Obviously there's the distraction component, and there's no question the recent report shook the foundation a smidge, because how could it not? Not only is there a prospect of losing the cornerstone of the franchise, but as a further kick in the pants, he'd be leaving for the team with which you're trying to contend. It would be a double-gut punch. It's really just a matter of what Durant wants, and that's something the Thunder can't control at this point. Because if it's playing for a team built to contend, he's got that.
But let me throw these here two cents onto the pile of it, even though nobody's asking: I understand the reverberating shock waves Durant going to the Bay Area would create, because there's no bigger headline than the biggest fish going to the biggest current pond. But that's the pragmatic approach. The legacy approach, which is something I'm pretty sure Durant cares about deeply, is to play anywhere but Golden State.
There's no glory in joining Curry's team just to bandwagon your way to a ring. That's what you do when you're 37 and haven't gotten over the hump. (And no, that's not what LeBron did. The Heat team he joined won 47 games and exited in the first round the season before. The Warriors won the title last season, remember?) Sure, Durant could flourish and fit, because Durant could flourish and fit on an AAU team -- he's so good -- but I just have a hard time imagining him standing in a corner watching Curry fling 30-footers and being totally OK with that.
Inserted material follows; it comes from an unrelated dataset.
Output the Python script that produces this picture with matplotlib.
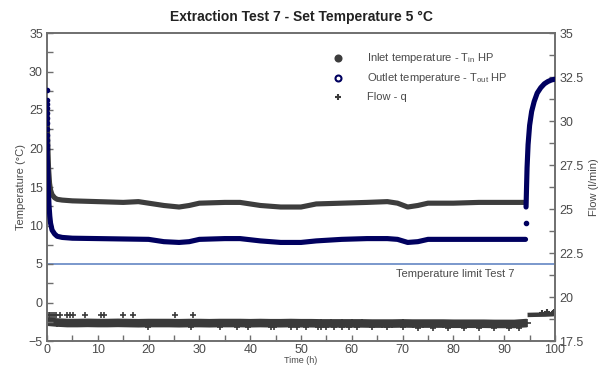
import matplotlib
matplotlib.use('Agg')
import matplotlib.pyplot as plt
from matplotlib.ticker import MultipleLocator

# ---------------- data ----------------
# inlet temperature (°C) vs time (h)
t_in = [0.0, 0.1, 0.2, 0.3, 0.5, 0.7, 1.0, 1.5, 2.0, 3.0, 5.0, 10, 15, 18, 20, 23, 26, 28, 30, 35, 38,
        42, 46, 50, 53, 58, 63, 67, 69, 71, 73, 75, 80, 85, 90, 94.2]
T_in = [25.0, 22.0, 19.5, 17.5, 15.5, 14.6, 14.0, 13.6, 13.4, 13.3, 13.2, 13.1, 13.0, 13.1, 12.9, 12.6,
        12.4, 12.6, 12.9, 13.0, 13.0, 12.6, 12.4, 12.4, 12.8, 12.9, 13.0, 13.1, 12.9, 12.4, 12.6, 12.9,
        12.9, 13.0, 13.0, 13.0]

# outlet temperature (°C) vs time (h)
t_out = [0.0, 0.1, 0.2, 0.3, 0.4, 0.55, 0.7, 1.0, 1.5, 2.0, 3.0, 5.0, 10, 15, 20, 23, 26, 28, 30, 35,
         38, 42, 46, 50, 53, 58, 63, 67, 69, 71, 73, 75, 80, 85, 90, 94.2]
T_out = [20.2, 18.0, 16.0, 14.0, 12.6, 11.2, 10.3, 9.4, 8.9, 8.6, 8.45, 8.35, 8.3, 8.25, 8.2, 7.9, 7.8,
         7.9, 8.2, 8.3, 8.3, 8.0, 7.8, 7.8, 8.0, 8.2, 8.3, 8.3, 8.2, 7.8, 7.9, 8.2, 8.2, 8.2, 8.2, 8.2]
# first samples of outlet temperature (start-up)
t_out_start = [0.0, 0.0, 0.0, 0.0, 0.0, 0.02, 0.02, 0.03, 0.04, 0.05, 0.06, 0.08]
T_out_start = [27.6, 26.3, 25.8, 25.2, 24.6, 24.0, 23.3, 22.5, 21.8, 21.1, 20.5, 20.0]
# stray point and final rise
t_out_stray = [94.3]
T_out_stray = [10.3]
t_out_rise = [94.3, 94.4, 94.5, 94.7, 95.0, 95.4, 95.9, 96.5, 97.2, 97.9, 98.6, 99.3, 100.0]
T_out_rise = [12.4, 15.0, 17.5, 20.5, 23.0, 24.8, 26.1, 27.2, 27.9, 28.4, 28.7, 28.9, 29.0]

# flow (l/min) vs time (h)
flow_t = [0, 2, 4, 6, 8, 10, 12, 14, 16, 18, 20, 22, 24, 26, 28, 30, 32, 34, 36, 38, 40, 42, 44, 46,
          48, 50, 52, 54, 56, 58, 60, 62, 64, 66, 68, 70, 72, 74, 76, 78, 80, 82, 84, 86, 88, 90,
          92, 94.5]
flow_q = [18.6, 18.55, 18.52, 18.52, 18.53, 18.52, 18.52, 18.53, 18.52, 18.51, 18.52, 18.52, 18.52,
          18.51, 18.52, 18.52, 18.51, 18.52, 18.52, 18.52, 18.51, 18.52, 18.51, 18.51, 18.52, 18.51,
          18.51, 18.5, 18.5, 18.5, 18.5, 18.5, 18.49, 18.49, 18.49, 18.5, 18.49, 18.49, 18.49,
          18.49, 18.48, 18.48, 18.48, 18.48, 18.47, 18.47, 18.47, 18.52]
flow_up_t = [0.0, 0.3, 0.6, 0.9, 1.3, 1.7, 2.5, 4.0, 4.6, 5.1, 7.5, 10.6, 11.3, 15.0, 17.0, 25.2, 28.8]
flow_up_q = [18.97, 18.97, 18.97, 18.97, 18.97, 18.97, 18.97, 18.97, 18.97, 18.97, 18.97, 18.97,
             18.97, 18.97, 18.97, 18.95, 18.95]
flow_dn_t = [19.9, 28.3, 34.0, 37.4, 39.6, 44.0, 44.7, 48.0, 49.2, 51.0, 53.3, 54.0, 55.0, 56.5,
             58.0, 59.5, 61.0, 64, 67, 70, 73, 76, 79, 82, 85, 88, 91, 93]
flow_dn_q = [18.27, 18.28, 18.28, 18.28, 18.28, 18.28, 18.28, 18.28, 18.28, 18.28, 18.28, 18.28,
             18.28, 18.28, 18.28, 18.28, 18.28, 18.27, 18.27, 18.27, 18.26, 18.26, 18.26, 18.26,
             18.25, 18.25, 18.25, 18.25]
flow_end_t = [94.6, 96, 98, 99.5, 100]
flow_end_q = [18.98, 18.99, 19.0, 19.02, 19.05]
flow_end_pts_t = [97.5, 98.4, 99.6, 99.8, 100]
flow_end_pts_q = [19.1, 19.12, 19.1, 19.15, 19.0]

temp_limit = 5
limit_label = "Temperature limit Test 7"

# ---------------- styling ----------------
plt.rcParams['font.family'] = ['Liberation Sans', 'DejaVu Sans']
plt.rcParams['mathtext.fontset'] = 'custom'
plt.rcParams['mathtext.rm'] = 'Liberation Sans'
plt.rcParams['mathtext.it'] = 'Liberation Sans'

c_in = '#3d3d3d'
c_out = '#00005f'
c_flow = '#3a3a3a'
c_txt = '#4a4a4a'
c_axis = '#6e6e6e'

fig = plt.figure(figsize=(6.06, 3.67), dpi=100)
ax = fig.add_axes([47/606, 1-341/367, (555-47)/606, (341-33)/367])
ax2 = ax.twinx()

ax.set_xlim(0, 100)
ax.set_ylim(-5, 35)
ax2.set_ylim(17.5, 35)

# limit line
ax.axhline(temp_limit, color='#7090c8', lw=1.3, zorder=1)
ax.text(68.7, 3.7, limit_label, fontsize=8, color=c_txt, va='center', ha='left')

# flow (on twin axis)
ax2.plot(flow_t, flow_q, color=c_flow, lw=6.2, solid_capstyle='butt', marker='+', ms=5.5, mew=1.2, zorder=2)
ax2.plot(flow_up_t, flow_up_q, ls='none', color=c_flow, marker='+', ms=4.5, mew=1.2)
ax2.plot(flow_dn_t, flow_dn_q, ls='none', color=c_flow, marker='+', ms=4.5, mew=1.2)
ax2.plot(flow_end_t, flow_end_q, color=c_flow, lw=3.2, solid_capstyle='butt')
ax2.plot(flow_end_pts_t, flow_end_pts_q, ls='none', color=c_flow, marker='+', ms=5, mew=1.5)

# temperatures
ax2.set_zorder(0)
ax.set_zorder(1)
ax.patch.set_visible(False)
ax.plot(t_in, T_in, color=c_in, lw=3.7, solid_capstyle='round', zorder=3)
ax.plot(t_out, T_out, color=c_out, lw=3.7, solid_capstyle='round', zorder=4)
ax.plot(t_out_start, T_out_start, ls='none', marker='o', ms=3.0, mfc=c_out, mec=c_out, mew=1.0, zorder=5)
ax.plot(t_out_stray, T_out_stray, ls='none', marker='o', ms=3.0, mfc=c_out, mec=c_out, zorder=5)
ax.plot(t_out_rise, T_out_rise, color=c_out, lw=3.7, solid_capstyle='round', zorder=4)

# legend (manual)
leg_items = [
    ('o', c_in, c_in, r'Inlet temperature - T$_{\rm in}$ HP'),
    ('o', 'white', c_out, r'Outlet temperature - T$_{\rm out}$ HP'),
    ('+', c_flow, c_flow, 'Flow - q'),
]
leg_y = [58, 78, 97]
for (m, fc, ec, lab), yy in zip(leg_items, leg_y):
    yax = (341 - yy) / 308
    xm = (338 - 47) / 508
    xt = (367 - 47) / 508
    ax.plot([xm], [yax], transform=ax.transAxes, ls='none', marker=m, ms=4.3 if m == 'o' else 5,
            mfc=fc, mec=ec, mew=1.5, color=ec, clip_on=False)
    ax.text(xt, yax, lab, transform=ax.transAxes, fontsize=8, color=c_txt, va='center', ha='left')

# axes styling
for a in (ax, ax2):
    for s in a.spines.values():
        s.set_color(c_axis)
        s.set_linewidth(1.2)
ax.xaxis.set_major_locator(MultipleLocator(10))
ax.xaxis.set_minor_locator(MultipleLocator(5))
ax.yaxis.set_major_locator(MultipleLocator(5))
ax.yaxis.set_minor_locator(MultipleLocator(2.5))
ax2.yaxis.set_major_locator(MultipleLocator(2.5))
ax2.yaxis.set_minor_locator(MultipleLocator(1.25))
ax2.yaxis.set_major_formatter(matplotlib.ticker.FuncFormatter(lambda v, p: ('%g' % v)))
ax.tick_params(axis='both', which='both', direction='in', length=4, width=1, color=c_axis,
               labelsize=9, labelcolor=c_txt, top=False)
ax.tick_params(axis='x', pad=2.5)
ax.tick_params(axis='y', pad=3)
ax2.tick_params(axis='y', which='both', direction='in', length=4, width=1, color=c_axis,
                labelsize=9, labelcolor=c_txt, pad=3)

ax.set_ylabel('Temperature (°C)', fontsize=8, color=c_txt, labelpad=2)
ax2.set_ylabel('Flow (l/min)', fontsize=8, color=c_txt, labelpad=4)
ax.set_xlabel('Time (h)', fontsize=6.5, color=c_txt, labelpad=0)

fig.text(301/606, 1-17/367, 'Extraction Test 7 - Set Temperature 5 °C', ha='center', va='center',
         fontsize=10, fontweight='bold', color='#222222',
         family=['Liberation Sans Narrow', 'Liberation Sans', 'DejaVu Sans'])

fig.savefig('out.png', dpi=100)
Do the Thunder care about Curry's prediction, though? Oh, they care, I'm sure. Are they going to try extra-super-duper hard whereas they otherwise wouldn't have? Doubtful, because all it takes to motivate Russell Westbrook is to tell him there are five opposing players on a hardwood floor waiting to try to score more points than him.
But I don't think the Thunder -- Durant and Westbrook specifically -- took some personal slight from Curry, mainly because they both have a ton of respect for him and the Warriors. If they're drawing any extra anything from anywhere, it's more the perception they're second class to the Warriors and Spurs, and they're eager to prove otherwise.